Every once in a while, when the atmosphere is very, very clear, it is possible to see the "green ray" at sunset. At this rare moment, one's perception of self and others is greatly heightened. At least that's what Jules Verne apparently believed, for this is what happens at the end of his romantic novel "The Green Ray."
A group of people are discussing Verne and this phenomenon in Eric Rohmer's exquisite new film "Summer" (opening Friday at Westside Pavilion) when the lovely but lonely Delphine (Marie Riviere) overhears them as she strolls aimlessly along the beach at Biarritz. If ever there was someone in need of a green ray, it's Delphine.
This latest installment in Rohmer's wise and delightful "Comedies and Proverbs" series pulls us immediately into that inviting world of contemporary French films in which there are sunny gatherings of family and friends. Everyone is tres, tres charmant , the children beautiful, the adults elegant in a relaxed, unstudied way. Nobody is old, nobody is so much as a pound overweight. Every detail of decor, every item of dress, every meal and drink is the epitome of simple, sophisticated good taste. It's all so wonderfully natural you could choke or suffocate.
Delphine doesn't do either but she does cry a lot. Shattered from the breakup of a romance, she is having a devil of a time figuring out what to do with her vacation, something lots of single people struggle with year in and year out. But how to make sense of her feelings and decide where to go and why? All these effortlessly pulled-together types offer sympathy, advice, sometimes even criticism, but they confront only superficially the pain their friend is experiencing.

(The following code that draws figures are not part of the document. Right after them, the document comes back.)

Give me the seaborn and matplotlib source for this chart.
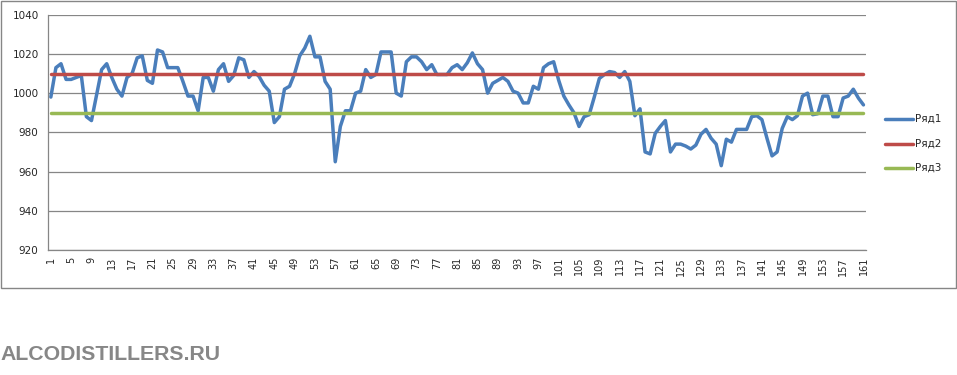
import matplotlib
matplotlib.use("Agg")
import matplotlib.pyplot as plt
import seaborn as sns
import pandas as pd
import numpy as np
from matplotlib.patches import Rectangle
from matplotlib.ticker import FixedLocator

series1 = [998, 1013, 1015, 1007, 1007, 1008, 1009, 988, 986, 999,
           1012, 1015, 1008, 1002, 998.5, 1008, 1010, 1018, 1019, 1006.5,
           1005, 1022, 1021, 1013, 1013, 1013, 1006, 998.5, 998.5, 991,
           1008, 1008, 1001, 1012, 1015, 1006, 1009, 1018, 1017, 1008,
           1011, 1008.5, 1004, 1001, 985, 988, 1002, 1003.5, 1010, 1019,
           1023, 1029, 1018.5, 1018.5, 1006, 1002, 965, 983, 991, 991,
           1000, 1001, 1012, 1008, 1009.5, 1021, 1021, 1021, 1000, 998.5,
           1016, 1018.5, 1018.5, 1016, 1012, 1014.5, 1009.5, 1009.5, 1009.5, 1013,
           1014.5, 1012, 1015.5, 1020.5, 1015, 1012, 1000, 1005, 1006.5, 1008,
           1006, 1001, 1000, 995, 995, 1003.5, 1002, 1013, 1015, 1016,
           1006.5, 998.5, 994, 990, 983, 988, 989, 998, 1007.5, 1009.5,
           1011, 1010.5, 1008, 1011, 1006, 988.5, 992, 970, 969, 979.5,
           983, 986, 970, 974, 974, 973, 971.5, 973.5, 979, 981.5,
           977, 974, 963, 976.5, 975, 981.5, 981.5, 981.5, 988, 988.5,
           986.5, 977, 968, 970, 982, 988, 986.5, 988.5, 998.5, 1000,
           989, 989.5, 998.5, 998.5, 988, 988, 997.5, 998.5, 1002, 997.5,
           994]
series2 = [1010] * 161
series3 = [990] * 161
series_names = ["Ряд1", "Ряд2", "Ряд3"]
categories = list(range(1, 162))
y_ticks = [920, 940, 960, 980, 1000, 1020, 1040]
x_tick_labels = list(range(1, 162, 4))
watermark = "ALCODISTILLERS.RU"

sns.set_style("white")
plt.rcParams['font.family'] = ['DejaVu Sans']

colors = ["#4A7EBB", "#BE4B48", "#98B954"]

df = pd.DataFrame({
    "cat": categories * 3,
    "value": series1 + series2 + series3,
    "series": [series_names[0]] * 161 + [series_names[1]] * 161 + [series_names[2]] * 161,
})

fig = plt.figure(figsize=(9.57, 3.75), dpi=100)
ax = fig.add_axes([48.3 / 957, 1 - 250 / 375, (866 - 48.3) / 957, (250 - 14.7) / 375])

sns.lineplot(data=df, x="cat", y="value", hue="series", palette=colors,
             linewidth=2.5, ax=ax, legend=False, sort=False)

ax.set_xlim(0.5, 161.5)
ax.set_ylim(920, 1040)
ax.set_yticks(y_ticks)
ax.set_yticklabels([str(v) for v in y_ticks], fontsize=7.5)
ax.set_xticks(x_tick_labels)
ax.set_xticklabels([str(v) for v in x_tick_labels], rotation=90, fontsize=7)
ax.xaxis.set_minor_locator(FixedLocator(np.arange(0.5, 162, 1)))
ax.tick_params(axis='x', which='major', length=0, pad=5)
ax.tick_params(axis='x', which='minor', length=4, color="#868686", width=0.8, direction='out')
ax.tick_params(axis='y', which='major', length=4, color="#868686", width=0.8, pad=3)
ax.set_xlabel("")
ax.set_ylabel("")
ax.grid(axis='y', color="#868686", linewidth=0.9)
ax.set_axisbelow(True)
for s in ["top", "right"]:
    ax.spines[s].set_visible(False)
for s in ["left", "bottom"]:
    ax.spines[s].set_color("#868686")
    ax.spines[s].set_linewidth(0.9)

# Legend drawn manually in figure coordinates
for i, (name, c) in enumerate(zip(series_names, colors)):
    yy = 1 - (119 + i * 24.5) / 375
    fig.add_artist(plt.Line2D([885 / 957, 913 / 957], [yy, yy], color=c, linewidth=2.5,
                              transform=fig.transFigure))
    fig.text(915 / 957, yy, name, fontsize=7.5, va='center', ha='left')

# Chart frame
fig.add_artist(Rectangle((0.5 / 957, 1 - 288 / 375), 955.5 / 957, 287.5 / 375,
                         transform=fig.transFigure, fill=False,
                         edgecolor="#868686", linewidth=1.0))

fig.text(0 / 957, 1 - 354 / 375, watermark, fontsize=15.3, fontweight='bold',
         color="#878787", family=['Liberation Sans Narrow', 'Liberation Sans', 'DejaVu Sans'],
         va='center', ha='left')

fig.savefig("out.png", dpi=100)
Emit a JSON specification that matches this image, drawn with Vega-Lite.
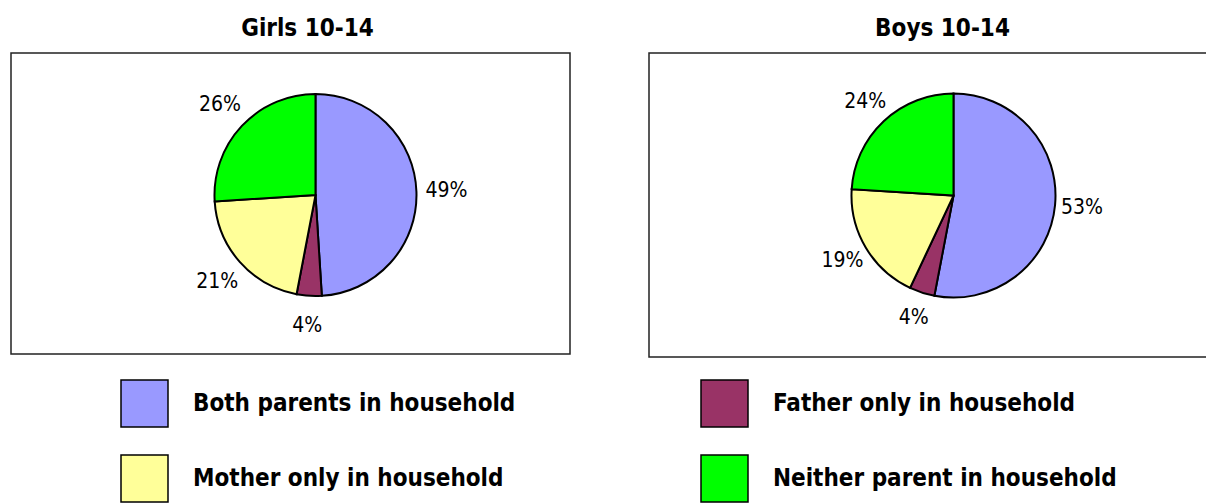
{
  "$schema": "https://vega.github.io/schema/vega-lite/v6.json",
  "padding": {"left": 10, "top": 16, "right": 0, "bottom": 0},
  "background": "white",
  "data": {
    "values": [
      {"group": "Girls 10-14", "category": "Both parents in household", "share": 0.49},
      {"group": "Girls 10-14", "category": "Father only in household", "share": 0.04},
      {"group": "Girls 10-14", "category": "Mother only in household", "share": 0.21},
      {"group": "Girls 10-14", "category": "Neither parent in household", "share": 0.26},
      {"group": "Boys 10-14", "category": "Both parents in household", "share": 0.53},
      {"group": "Boys 10-14", "category": "Father only in household", "share": 0.04},
      {"group": "Boys 10-14", "category": "Mother only in household", "share": 0.19},
      {"group": "Boys 10-14", "category": "Neither parent in household", "share": 0.24}
    ]
  },
  "spacing": 77,
  "hconcat": [
    {
      "title": {"text": "Girls 10-14", "dx": 17},
      "width": 559,
      "height": 301,
      "transform": [{"filter": "datum.group == 'Girls 10-14'"}],
      "encoding": {
        "theta": {"field": "share", "type": "quantitative", "stack": true},
        "order": {"field": "category", "sort": "ascending"},
        "x": {"datum": 0.5447, "type": "quantitative", "scale": {"domain": [0, 1]}, "axis": null},
        "y": {"datum": 0.528, "type": "quantitative", "scale": {"domain": [0, 1]}, "axis": null}
      },
      "layer": [
        {
          "mark": {"type": "arc", "outerRadius": 101, "stroke": "black", "strokeWidth": 2},
          "encoding": {
            "color": {
              "field": "category",
              "type": "nominal",
              "scale": {
                "domain": ["Both parents in household", "Father only in household", "Mother only in household", "Neither parent in household"],
                "range": ["#9999FF", "#993366", "#FFFF99", "#00FF00"]
              },
              "legend": {
                "orient": "none", "legendX": 109, "legendY": 326, "columns": 2, "direction": "horizontal", "title": null
              }
            }
          }
        },
        {
          "mark": {"type": "text", "radius": 131, "fontSize": 21, "font": "DejaVu Sans Condensed", "color": "black"},
          "encoding": {
            "text": {"field": "share", "type": "quantitative", "format": ".0%"}
          }
        }
      ]
    },
    {
      "title": {"text": "Boys 10-14", "dx": -11},
      "width": 609,
      "height": 304,
      "transform": [{"filter": "datum.group == 'Boys 10-14'"}],
      "encoding": {
        "theta": {"field": "share", "type": "quantitative", "stack": true},
        "order": {"field": "category", "sort": "ascending"},
        "x": {"datum": 0.5, "type": "quantitative", "scale": {"domain": [0, 1]}, "axis": null},
        "y": {"datum": 0.531, "type": "quantitative", "scale": {"domain": [0, 1]}, "axis": null}
      },
      "layer": [
        {
          "mark": {"type": "arc", "outerRadius": 102, "stroke": "black", "strokeWidth": 2},
          "encoding": {
            "color": {"field": "category", "type": "nominal"}
          }
        },
        {
          "mark": {"type": "text", "radius": 129, "fontSize": 21, "font": "DejaVu Sans Condensed", "color": "black"},
          "encoding": {
            "text": {"field": "share", "type": "quantitative", "format": ".0%"}
          }
        }
      ]
    }
  ],
  "resolve": {"scale": {"x": "independent", "y": "independent", "theta": "independent"}},
  "config": {
    "view": {"stroke": "#222222", "strokeWidth": 1.5},
    "title": {"font": "DejaVu Sans Condensed", "fontSize": 24, "fontWeight": "bold", "color": "black", "offset": 12},
    "legend": {
      "symbolType": "square",
      "symbolSize": 2209,
      "symbolStrokeColor": "black",
      "symbolStrokeWidth": 1.5,
      "symbolOpacity": 1,
      "labelFont": "DejaVu Sans Condensed",
      "labelFontSize": 24,
      "labelFontWeight": "bold",
      "labelColor": "black",
      "labelOffset": 24,
      "labelLimit": 0,
      "labelBaseline": "middle",
      "columnPadding": 182,
      "rowPadding": 22
    }
  }
}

Rohmer ticks off the days, calendar style, as Delphine thrashes about, using up her vacation in misery. She goes off to Cherbourg with her pretty friend Francoise (Rosette) and her family but can't get into their spirit of fun. A return to the mountains where she spent so much time with her former lover turns into a far worse experience. As a last resort she accepts a friend's offer of a Biarritz apartment.
Gradually we come to realize that Delphine isn't spoiled or merely being difficult but is genuinely in search of herself and someone to love. She's something of a fatalist and definitely superstitious: That queen of spades she comes across in the street is a sure sign of bad things ahead. Since Rohmer is the subtlest of film makers, we scarcely realize we're identifying with Delphine until she meets her moment of truth in Biarritz. At last a catalyst arrives in the shapely form of a confident blonde Swede named Lena (Carita), who goes topless on the beach and becomes determined to bring Delphine out of her gloom. (Lena is lots like the Arielle Dombasle character in "Pauline at the Beach.")
Rohmer has a wondrous sense of spontaneity, a great sense of discovery, yet knows exactly how to get wherever he's going. His films are like a breath of fresh air, yet as scrupulously shaped and precisely timed as a minuet. They play like real life, which nevertheless is perceived as a comedy--rueful, painful, but so often absurdly, gently funny.
Rohmer is terrific at stringing you along but a master at the payoff. There's a scene with Lena and a couple of guys she's rounded up for Delphine and herself that is truly classic. At a table on a restaurant balcony Lena flirts playfully with the gregarious Joel (Joel Comarlot) in several languages. We're so diverted by her healthy, joyous high spirits that we forget entirely how they might be affecting Delphine--how she can see that Lena's play is only leading to casual sex, which is exactly what Delphine is not looking for and from which she is constantly running. Later on, in the film's rapturously inspired final sequence, Delphine says it all when she complains that men so rarely see women as the individuals they are.
"Summer" (rated a rather severe R) achieves a kind of perfection with its clear, easy flow of images--not one of which, by the way, is a travelogue-style "great shot"--and with its rhythmic pacing counterpointing the conversation scenes for which Rohmer is famous. There is something miraculous too in Marie Riviere's portrayal of Delphine, for she makes her so engaging, so expressive, that she never depresses us with her unhappiness but rather impresses us with her integrity. Her Delphine is a splendid addition to Rohmer's gallery of amusing, though always loving, portraits of determined women.
'SUMMER' ('Le Rayon Vert') An Orion Classics release produced by Margaret Menegoz for Les Films du Losange with the cooperation of the French Ministry of Culture and PTT. Writer-director Eric Rohmer. Camera Sophie Maintigneux. Music Jean-Louis Valero. Film editor Maria-Luisa Garcia. With Marie Riviere, Lisa Heredia, Beatrice Romand, Rosette, Eric Hamm, Vanessa Leleu, Irene Skobline, Carita, Joel Comarlot, Marc Vivas, Vincent Gauthier. In French, with English subtitles.
Running time: 1 hour, 37 minutes.
MPAA rating: R (under 17 requires an accompanying parent or adult guardian).